A tutto questo il gruppo di Civitas continuerà a dire di no. E lo faremo, come tutti sanno, con i nostri tempi e i nostri modi. Altri “scopi” o “interessi” ci sembrano difficili da individuare anche perché non stiamo ricoprendo (cosa che ci avete anche rinfacciato) cariche pubbliche. Se avessimo buoni scopi, del resto, sarebbe inutile e sciocco ostinarsi a rimanere in partibus infidelium. Sugli scopi e sugli interessi di tanti altri, invece, credo che tu abbia ancora parecchie coraggiose domande da farti.

Ma voglio lasciarti con una proposta. Andiamo io e te al Comune e chiediamo le due delibere e ogni altra carta che riguarda il dissesto, le copie di tutti i bilanci, le determine di spesa, le delibere e ogni altro documento utile di questi anni. Chiudiamoci in una stanza e studiamo il chi, il quando, il come, il perché, del dissesto. Chiediamo la consulenza di un esperto. Poi rendiamo pubbliche le conclusioni. E se qualcosa rimane ancora oscuro, se resiste qualche rata incomprensibile, per esempio, o qualche determina strana, se rimane il dubbio di qualche responsabilità individuale non sufficientemente accertata, magari per un eccesso, come direbbe Totò, di “democrazia cristiana”, andiamo insieme alla magistratura contabile e a quella ordinaria, a chiedere di fare luce. Io non ho paura di quelle stanze, ho già tre procedimenti penali in corso, e, per il momento, me li pago da solo.

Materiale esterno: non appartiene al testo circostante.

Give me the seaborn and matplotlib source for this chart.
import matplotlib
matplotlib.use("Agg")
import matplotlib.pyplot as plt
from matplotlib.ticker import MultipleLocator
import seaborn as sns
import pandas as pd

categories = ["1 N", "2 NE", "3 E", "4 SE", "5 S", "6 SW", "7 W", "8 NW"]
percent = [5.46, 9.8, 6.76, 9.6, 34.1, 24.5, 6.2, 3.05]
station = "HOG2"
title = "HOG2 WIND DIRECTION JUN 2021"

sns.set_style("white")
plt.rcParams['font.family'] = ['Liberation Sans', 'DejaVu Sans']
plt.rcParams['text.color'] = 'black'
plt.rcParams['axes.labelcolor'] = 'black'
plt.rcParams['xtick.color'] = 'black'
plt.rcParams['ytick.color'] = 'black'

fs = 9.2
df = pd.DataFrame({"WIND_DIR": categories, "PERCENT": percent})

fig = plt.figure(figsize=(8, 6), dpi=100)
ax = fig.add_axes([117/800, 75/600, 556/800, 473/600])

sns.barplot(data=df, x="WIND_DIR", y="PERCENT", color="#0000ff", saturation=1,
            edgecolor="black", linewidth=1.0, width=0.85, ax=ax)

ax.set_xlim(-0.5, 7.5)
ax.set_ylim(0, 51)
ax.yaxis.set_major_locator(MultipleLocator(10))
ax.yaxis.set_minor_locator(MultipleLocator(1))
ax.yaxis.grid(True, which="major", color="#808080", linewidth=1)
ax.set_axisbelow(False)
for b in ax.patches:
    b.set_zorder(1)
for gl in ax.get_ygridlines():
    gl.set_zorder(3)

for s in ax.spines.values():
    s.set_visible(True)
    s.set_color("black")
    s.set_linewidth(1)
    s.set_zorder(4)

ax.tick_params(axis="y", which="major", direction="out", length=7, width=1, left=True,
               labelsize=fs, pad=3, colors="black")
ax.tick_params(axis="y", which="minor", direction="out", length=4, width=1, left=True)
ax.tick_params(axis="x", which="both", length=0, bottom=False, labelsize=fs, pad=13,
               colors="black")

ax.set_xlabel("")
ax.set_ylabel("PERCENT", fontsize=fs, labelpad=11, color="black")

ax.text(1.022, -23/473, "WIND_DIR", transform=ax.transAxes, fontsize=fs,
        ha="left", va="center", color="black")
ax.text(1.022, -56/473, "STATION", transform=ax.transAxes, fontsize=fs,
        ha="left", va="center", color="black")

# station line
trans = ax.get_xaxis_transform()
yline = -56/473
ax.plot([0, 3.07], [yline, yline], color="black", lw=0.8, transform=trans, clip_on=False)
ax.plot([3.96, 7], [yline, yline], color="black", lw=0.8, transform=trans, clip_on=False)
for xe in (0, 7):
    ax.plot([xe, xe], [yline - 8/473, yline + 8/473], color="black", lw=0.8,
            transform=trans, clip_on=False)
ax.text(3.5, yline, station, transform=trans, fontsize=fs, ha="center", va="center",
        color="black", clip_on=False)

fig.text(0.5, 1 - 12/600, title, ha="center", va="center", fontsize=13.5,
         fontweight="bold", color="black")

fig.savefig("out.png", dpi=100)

Al di fuori di questa possibilità, Mario, restano le chiacchiere. Inutili, nella migliore delle ipotesi.

Per tutto il resto, io, in un paese con concreti e reali problemi di lavoro e di futuro, non credo nel volontariato. Non credo nelle onlus, non credo nelle pro loco, non credo nelle associazioni, con o senza tuta, non credo nei cori, non credo nei circoli, non credo nelle parrocchie, nei concerti, nei buoni sentimenti, nelle feste, e nelle tradizioni. Non credo, in generale, nelle manifestazioni e nelle parate. Non ci credevo nel 1999, quando per ordini superiori nessuno era disposto a far niente, meno che mai ci credo adesso. Più in generale, al di là della vostra giornata ecologica, non credo che l’elemento volontaristico abbia a che fare con la solidarietà. Non credo in tutte quelle iniziative che restituiscono un tornaconto psicologico, e qualche volta anche monetario. Non credo che distribuendo risorse e contributi un’amministrazione debba rifarsi il trucco ed acquistare clientes. Pretendo di essere amministrato in una cornice di diritto, con efficienza, equità e giustizia. Non mi piace quando si viene arruolati per fare la supplenza a istituzioni locali che boccheggiano, sorde, cieche e inefficienti, e non mi piace il bigottismo con cui si rampogna chi non vuole arruolarsi. Sono capace di accorgermi che questo viene fatto soprattutto in determinati momenti, e secondo modalità non condivise. Convintissimo di questa scelta non faccio calcoli, e non mi piace nominare il nome di Dio, e quello della cultura, invano.

Ma il tema principale era l’ecologia. E il boccone più indigesto del mio precedente intervento era l’uliveto, le migliaia di ulivi secolari distrutti, a Taverna e Unusa. Con prossima lottizzazione in arrivo. Però su questo tutti hanno glissato. Secondo una consegna, di tombale silenzio, che è la stessa per cui uno dei Pignari, temendo di essere “strumentalizzato”, ha deciso di suicidarsi.